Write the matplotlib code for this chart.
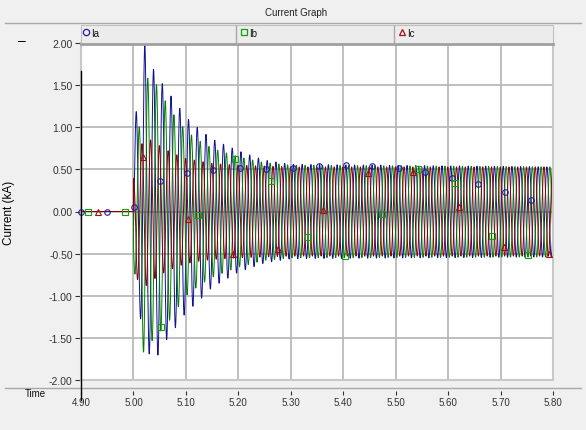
import numpy as np
import matplotlib.pyplot as plt
from matplotlib.lines import Line2D
from matplotlib.patches import Rectangle

# system frequency and fault inception (s)
freq = 60.0
t_fault = 5.00

# envelope knots (kA)
env_t = [5.000, 5.020, 5.040, 5.060, 5.080, 5.100, 5.125, 5.150, 5.200, 5.250, 5.300, 5.800]
ia_pos = [0.90, 2.00, 1.66, 1.47, 1.30, 1.12, 0.98, 0.86, 0.72, 0.61, 0.56, 0.53]
ia_neg = [-0.60, -1.60, -1.78, -1.55, -1.38, -1.20, -1.06, -0.90, -0.72, -0.61, -0.56, -0.54]
ib_pos = [0.30, 1.60, 1.55, 1.32, 1.12, 0.96, 0.84, 0.75, 0.65, 0.58, 0.55, 0.53]
ib_neg = [-0.60, -1.72, -1.48, -1.38, -1.18, -1.00, -0.88, -0.78, -0.66, -0.58, -0.55, -0.54]
ic_pos = [0.40, 0.90, 0.82, 0.74, 0.68, 0.63, 0.60, 0.57, 0.55, 0.54, 0.53, 0.53]
ic_neg = [-0.75, -0.90, -0.80, -0.72, -0.66, -0.62, -0.59, -0.57, -0.55, -0.54, -0.53, -0.53]

# time of a positive peak for each phase
peak_a = 5.0217
peak_b = 5.0273
peak_c = 5.0161

# marker spacing per trace (PSCAD style)
mark_a = np.arange(4.900, 5.80, 0.0505)
mark_b = np.arange(4.913, 5.80, 0.0700)
mark_c = np.arange(4.932, 5.80, 0.0860)

series = ['Ia', 'Ib', 'Ic']
colors = ['#101090', '#008000', '#8c0000']
mcolors = ['#2020a0', '#10a010', '#a01010']
markers = ['o', 's', '^']

yticks = [-2.0, -1.5, -1.0, -0.5, 0.0, 0.5, 1.0, 1.5, 2.0]
xticks = [4.90, 5.00, 5.10, 5.20, 5.30, 5.40, 5.50, 5.60, 5.70, 5.80]

t = np.arange(4.90, 5.80, 1e-4)


def wave(tt, tp, pos, neg):
    c = np.cos(2 * np.pi * freq * (tt - tp))
    p = np.interp(tt, env_t, pos)
    n = np.interp(tt, env_t, neg)
    y = np.where(c >= 0, p * c, -n * c)
    y[tt < t_fault] = 0.0
    return y


plt.rcParams['font.family'] = ['Liberation Sans', 'DejaVu Sans']

W, H = 586, 431
fx = lambda x: x / W
fy = lambda y: 1 - y / H

fig = plt.figure(figsize=(W / 100, H / 100), dpi=100, facecolor='#f0f0f0')
ax = fig.add_axes([fx(81), fy(381), (553 - 81) / W, (381 - 44) / H])
ax.set_facecolor('white')

waves = [(peak_a, ia_pos, ia_neg, mark_a),
         (peak_b, ib_pos, ib_neg, mark_b),
         (peak_c, ic_pos, ic_neg, mark_c)]
for (tp, pos, neg, mk), col, mcol, m in zip(waves, colors, mcolors, markers):
    ax.plot(t, wave(t, tp, pos, neg), color=col, lw=0.7, zorder=2)
    ax.plot(mk, wave(mk, tp, pos, neg), ls='none', marker=m, ms=4, mfc='none',
            mec=mcol, mew=0.8, zorder=3, clip_on=False)

ax.set_xlim(4.90, 5.80)
ax.set_ylim(-2.0, 2.0)
ax.set_yticks(yticks)
ax.set_yticklabels(['%.2f' % v for v in yticks], fontsize=7.5)
ax.set_xticks(xticks)
ax.tick_params(axis='x', length=0, labelbottom=False)
ax.tick_params(axis='y', direction='out', length=4, width=0.8, pad=2, colors='#333333')
ax.grid(True, color='#b4b4b4', lw=1.2)
ax.set_axisbelow(True)
for s in ax.spines.values():
    s.set_color('#c8c8c8')
    s.set_linewidth(1.5)
ax.set_ylabel('Current (kA)', fontsize=8.5)
ax.yaxis.set_label_coords((15 - 81) / (553 - 81), 0.5)

sec = ax.secondary_xaxis((381 - 392) / (381 - 44))
sec.set_xticks(xticks)
sec.set_xticklabels(['%.2f' % v for v in xticks], fontsize=7)
sec.tick_params(direction='out', length=3, width=0.8, pad=1, colors='#333333')
sec.spines['bottom'].set_visible(False)

# title band and separators
fig.text(fx(296), fy(13), 'Current Graph', fontsize=7, ha='center', va='center', color='#222222')
fig.add_artist(Line2D([fx(5), fx(581)], [fy(24), fy(24)], color='#a8a8a8', lw=1))
fig.add_artist(Line2D([fx(5), fx(581)], [fy(389), fy(389)], color='#a8a8a8', lw=1))

# legend header
fig.add_artist(Rectangle((fx(81), fy(45)), (553 - 81) / W, 19 / H, transform=fig.transFigure,
                         facecolor='#ececec', edgecolor='#c0c0c0', lw=0.8))
fig.add_artist(Line2D([fx(81), fx(553)], [fy(45), fy(45)], color='#a0a0a0', lw=2))
for xd in [236, 394]:
    fig.add_artist(Line2D([fx(xd), fx(xd)], [fy(27), fy(45)], color='#a8a8a8', lw=1))
for x0, name, mcol, m in zip([86, 244, 402], series, mcolors, markers):
    fig.add_artist(Line2D([fx(x0)], [fy(33)], marker=m, ms=4.5, mfc='none', mec=mcol, mew=0.9))
    fig.text(fx(x0 + 5), fy(34), name, fontsize=7, va='center', color='#111111')

# cursor line and misc labels
fig.add_artist(Line2D([fx(81), fx(81)], [fy(72), fy(401)], color='black', lw=1))
fig.text(fx(22), fy(41), '\u2013', fontsize=10, ha='center', va='center')
fig.text(fx(35), fy(394), 'Time', fontsize=7, ha='center', va='center', color='#111111')

fig.savefig('out.png', dpi=100, facecolor=fig.get_facecolor())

▸ Directions: Write out again exactly the lines from the start of the data above through the line containing "mark_c = np.arange(4.932, 5.80, 0.0860)", inclusive, excluding any pictures.

▸ Response to the exercise:
Write the matplotlib code for this chart.
import numpy as np
import matplotlib.pyplot as plt
from matplotlib.lines import Line2D
from matplotlib.patches import Rectangle

# system frequency and fault inception (s)
freq = 60.0
t_fault = 5.00

# envelope knots (kA)
env_t = [5.000, 5.020, 5.040, 5.060, 5.080, 5.100, 5.125, 5.150, 5.200, 5.250, 5.300, 5.800]
ia_pos = [0.90, 2.00, 1.66, 1.47, 1.30, 1.12, 0.98, 0.86, 0.72, 0.61, 0.56, 0.53]
ia_neg = [-0.60, -1.60, -1.78, -1.55, -1.38, -1.20, -1.06, -0.90, -0.72, -0.61, -0.56, -0.54]
ib_pos = [0.30, 1.60, 1.55, 1.32, 1.12, 0.96, 0.84, 0.75, 0.65, 0.58, 0.55, 0.53]
ib_neg = [-0.60, -1.72, -1.48, -1.38, -1.18, -1.00, -0.88, -0.78, -0.66, -0.58, -0.55, -0.54]
ic_pos = [0.40, 0.90, 0.82, 0.74, 0.68, 0.63, 0.60, 0.57, 0.55, 0.54, 0.53, 0.53]
ic_neg = [-0.75, -0.90, -0.80, -0.72, -0.66, -0.62, -0.59, -0.57, -0.55, -0.54, -0.53, -0.53]

# time of a positive peak for each phase
peak_a = 5.0217
peak_b = 5.0273
peak_c = 5.0161

# marker spacing per trace (PSCAD style)
mark_a = np.arange(4.900, 5.80, 0.0505)
mark_b = np.arange(4.913, 5.80, 0.0700)
mark_c = np.arange(4.932, 5.80, 0.0860)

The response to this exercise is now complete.